Naples is Italy's most chaotic, exhilarating and misunderstood city. The southern Italian metropolis on the Bay of Naples — with Vesuvius looming behind and the islands of Capri and Ischia floating in the sea before — occupies one of the world's great natural settings, and its intensity of life, depth of history and culinary brilliance reward those willing to embrace the organised chaos. The historic centre, a Unesco World Heritage Site, contains one of the densest urban accumulations of ancient monuments, Baroque churches and underground Greek and Roman ruins anywhere in Europe. The Spaccanapoli — the arrow-straight street that literally splits Naples in two — is the city's spine. The National Archaeological Museum holds the finest collection of Roman art in the world, including extraordinary treasures from Pompeii and Herculaneum. Naples invented pizza, and the city's pizzerias — Sorbillo, Di Matteo, Starita — produce the definitive article: soft, charred, simple. Street food culture is deep: fried zeppole, cuoppo of mixed fried fish, sfogliatelle pastries. The underground city — catacombs, Greek water cisterns, tunnels — is endlessly fascinating. Day trips to Pompeii, Herculaneum, the Amalfi Coast and the islands are all easily managed from a Naples base. Spring and autumn are the best seasons.

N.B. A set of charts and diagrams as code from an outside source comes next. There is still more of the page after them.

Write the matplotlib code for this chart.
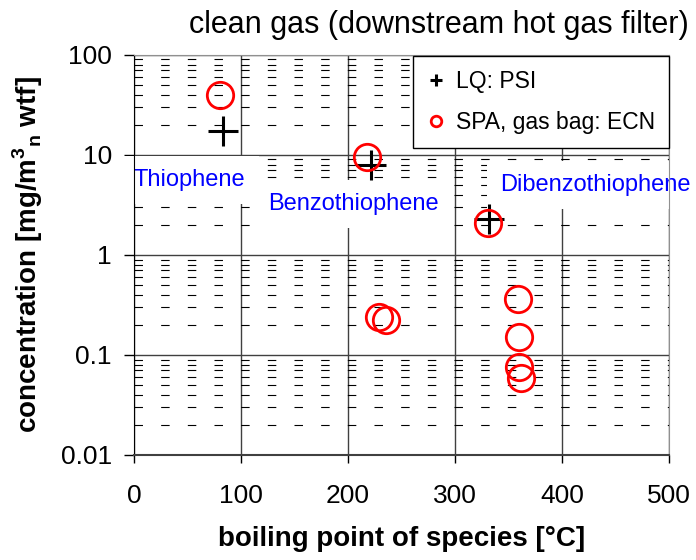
import numpy as np
import matplotlib
matplotlib.use("Agg")
import matplotlib.pyplot as plt
from matplotlib.ticker import LogLocator, FuncFormatter, NullFormatter

plt.rcParams['font.family'] = ['Liberation Sans', 'DejaVu Sans']
plt.rcParams['mathtext.fontset'] = 'custom'
plt.rcParams['mathtext.rm'] = 'Liberation Sans'
plt.rcParams['mathtext.bf'] = 'Liberation Sans:bold'
plt.rcParams['lines.scale_dashes'] = False

# data
psi_bp = [83, 221, 332]
psi_conc = [17.5, 7.9, 2.3]
ecn_bp = [80, 218, 331, 229, 235, 359, 360, 360, 362]
ecn_conc = [40, 9.5, 2.1, 0.242, 0.226, 0.36, 0.152, 0.076, 0.059]

species = ["Thiophene", "Benzothiophene", "Dibenzothiophene"]
species_pos = [(0, 5.6), (125, 3.2), (342, 5.0)]

x_ticks = [0, 100, 200, 300, 400, 500]
y_ticks = [0.01, 0.1, 1, 10, 100]

fig = plt.figure(figsize=(6.96, 5.6), dpi=100)
ax = fig.add_axes([0.1925, 0.1875, 0.769, 0.7145])

ax.set_yscale('log')
ax.set_xlim(0, 500)
ax.set_ylim(0.01, 100)
ax.set_xticks(x_ticks)
ax.set_yticks(y_ticks)
ax.yaxis.set_major_formatter(FuncFormatter(lambda v, p: '{:g}'.format(v)))
ax.yaxis.set_minor_locator(LogLocator(base=10, subs=np.arange(2, 10)))
ax.yaxis.set_minor_formatter(NullFormatter())

ax.grid(True, which='major', axis='both', color='#404040', lw=1.0, zorder=0)
ax.grid(True, which='minor', axis='y', color='black', lw=0.8,
        linestyle=(0, (6.1, 13.1)), zorder=0)
ax.set_axisbelow(True)

ax.tick_params(axis='both', which='major', direction='out', width=1,
               labelsize=19, colors='black')
ax.tick_params(axis='x', length=6, pad=15)
ax.tick_params(axis='y', length=7, pad=9)
ax.tick_params(axis='y', which='minor', length=0)
for side in ['top', 'right']:
    ax.spines[side].set_color('#909090')
ax.spines['left'].set_color('black')
ax.spines['bottom'].set_color('#404040')
ax.spines['bottom'].set_linewidth(1.5)

for name, (sx, sy) in zip(species, species_pos):
    ax.text(sx, sy, name, color='#0000ff', fontsize=17, va='center', ha='left',
            zorder=2, bbox=dict(boxstyle='square,pad=0.55', fc='white', ec='none'))

ax.plot(psi_bp, psi_conc, ls='none', marker='+', ms=22, mew=2.2,
        color='black', label='LQ: PSI', zorder=4)
ax.plot(ecn_bp, ecn_conc, ls='none', marker='o', ms=19, mew=2,
        mfc='none', mec='#ff0000', label='SPA, gas bag: ECN', zorder=4)

leg = ax.legend(loc='upper right', bbox_to_anchor=(1.0, 0.997), fontsize=16.5,
                markerscale=0.4, handlelength=0.8, handletextpad=0.5,
                borderaxespad=0, fancybox=False, framealpha=1,
                edgecolor='black', borderpad=0.6, labelspacing=0.8)
leg.get_frame().set_linewidth(1)
leg.set_zorder(5)

ax.set_xlabel('boiling point of species [°C]', fontsize=20, fontweight='bold', labelpad=13)
ax.set_ylabel(r'concentration [mg/m$^\mathbf{3}$$_\mathbf{n}$ wtf]', fontsize=20,
              fontweight='bold', labelpad=11)
fig.text(0.63, 0.955, 'clean gas (downstream hot gas filter)', fontsize=22,
         ha='center', va='center')

fig.savefig('out.png', dpi=100)
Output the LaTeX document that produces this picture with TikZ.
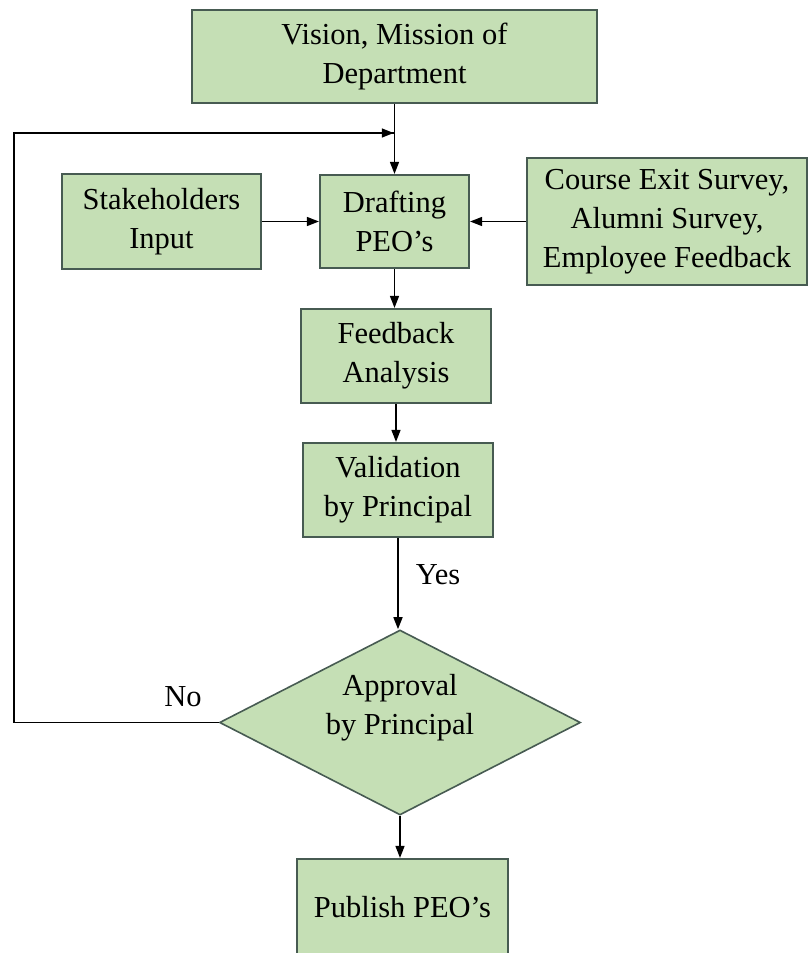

Palermo, the capital of Sicily, is one of the most historically layered and visually overwhelming cities in the Mediterranean — a city where Norman Baroque churches stand next to Arab-Norman architecture, Byzantine mosaics cover the interiors of royal chapels, and the frenetic street markets (Ballarò, Vucciria, Capo) recall the Phoenician trading port this city once was. Nothing quite prepares you for Palermo. The Cappella Palatina (Palatine Chapel) in the Norman Palace is the absolute highlight — a room of such extraordinary Byzantine mosaic decoration (completed 1143) that it ranks among the most beautiful interiors in the world. The Cathedral, the La Martorana church (with its remarkable 12th-century mosaics), the Church of San Cataldo and the Cathedral of Monreale (a short bus trip from the city, with the largest Byzantine mosaic cycle after Istanbul) form a Norman Baroque UNESCO World Heritage ensemble. The Ballarò street market is the largest and most intense in Palermo — a sensory explosion of street food (arancini, sfincione pizza, pane e panelle, stigghiola offal), raw ingredients and voices that is genuinely overwhelming. The Vucciria, once the city's most famous market, is now more atmospheric than commercial — it comes alive again at night as a street party. Palermo's cuisine, reflecting Arab, Norman, Spanish and Italian influences, is among the most distinctive in Italy.